In commemoration of their 20th birthday, the local snow and skate store will be opening their doors for an evening of fun, socializing, prizes and giveaways, this Saturday.
Owner Geof Hare is thankful to Fernie for being so kind to him and his cousin as they started a business and found their roots.
Twenty years is a long time to operate a business. For Hare, the town of Fernie itself is what has kept him going.
“It (Fernie) has just been so good to me and my family,” said Hare, “The thought of being anywhere else [shakes his head].”
Boardstiff was started by Hare and his cousin, Mark Gibb.
“We figured, why work for someone else when we could work for ourselves,” he said. “We formulated a plan to open a shop, we just needed to find the right spot.”
Gibb set out on a road trip across B.C., stopping in Revelstoke, Golden, and many more. Coming across Fernie, the two thought they would give it a shot. After staying one winter, they fell in love with the place. At the time, Gibb was 23 years old.

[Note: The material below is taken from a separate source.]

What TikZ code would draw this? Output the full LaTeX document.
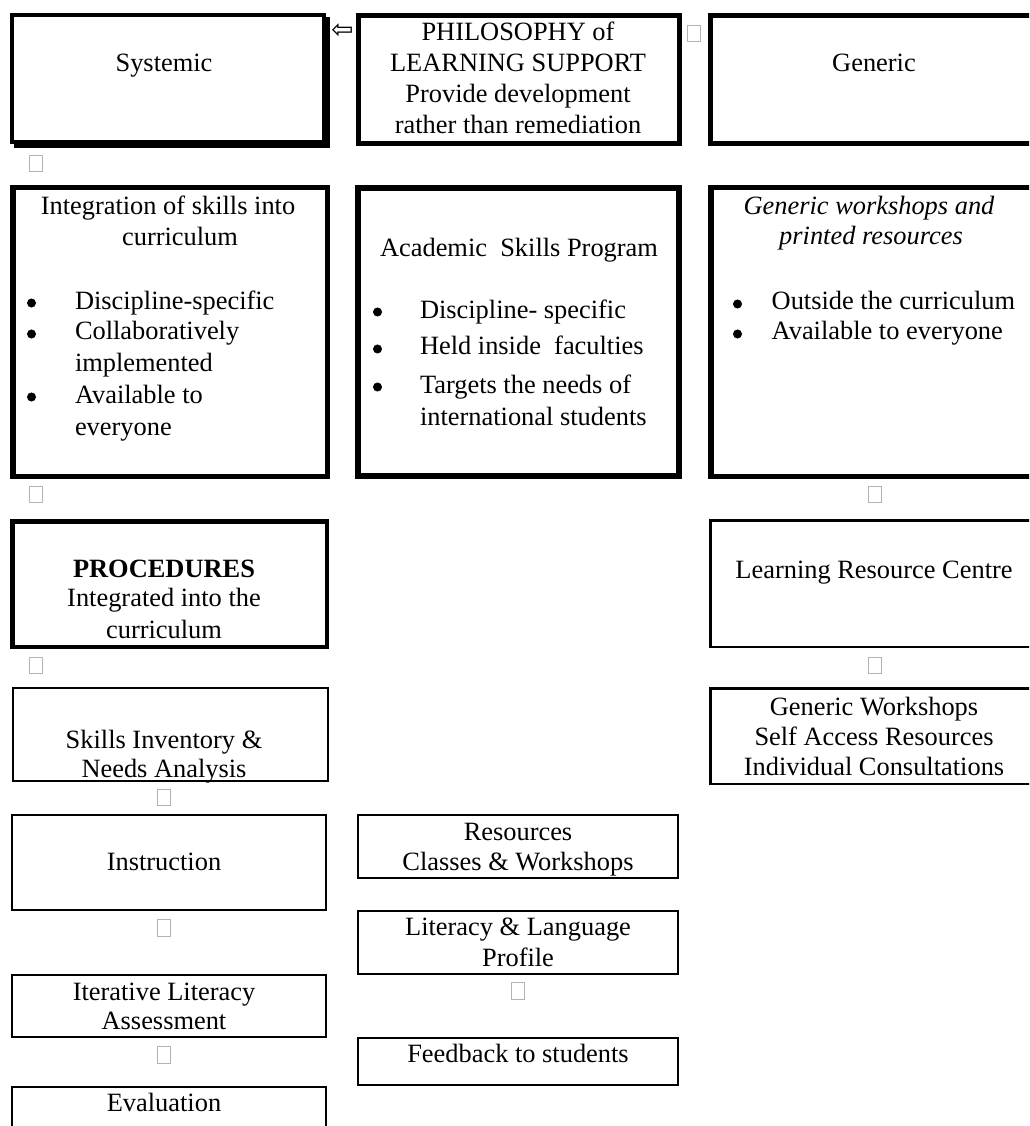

When they started, Frozen Ocean was the main snowboard shop in town. Ski Base also existed at the time, but dealt mostly in skis. Frozen Ocean shut down, and Boardstiff became the place to go for snowboards. Today, they are the longest-running strictly-snowboard shop in Fernie.
Born and raised in Toronto, Hare and his cousin had no idea what real mountains were. Their family had a place at Blue Mountain, where Hare became a ski instructor. When he got a snowboard for Christmas, he never looked back.
Time went on, Hare went to school in Vancouver, and got the chance to stay with his cousin Gibb who was in Whistler.
“He let me crash on his couch, I got the chance to snowboard in proper mountains, and that was definitely the end of it. It was snowboarding and west B.C. for life,” he said. Hare has enjoyed getting to know people from all over the world, and he also enjoyed watching Fernie grow.
“From a tiny miner, logger town with a ski background, to this huge multicultural little piece of heaven,” he said.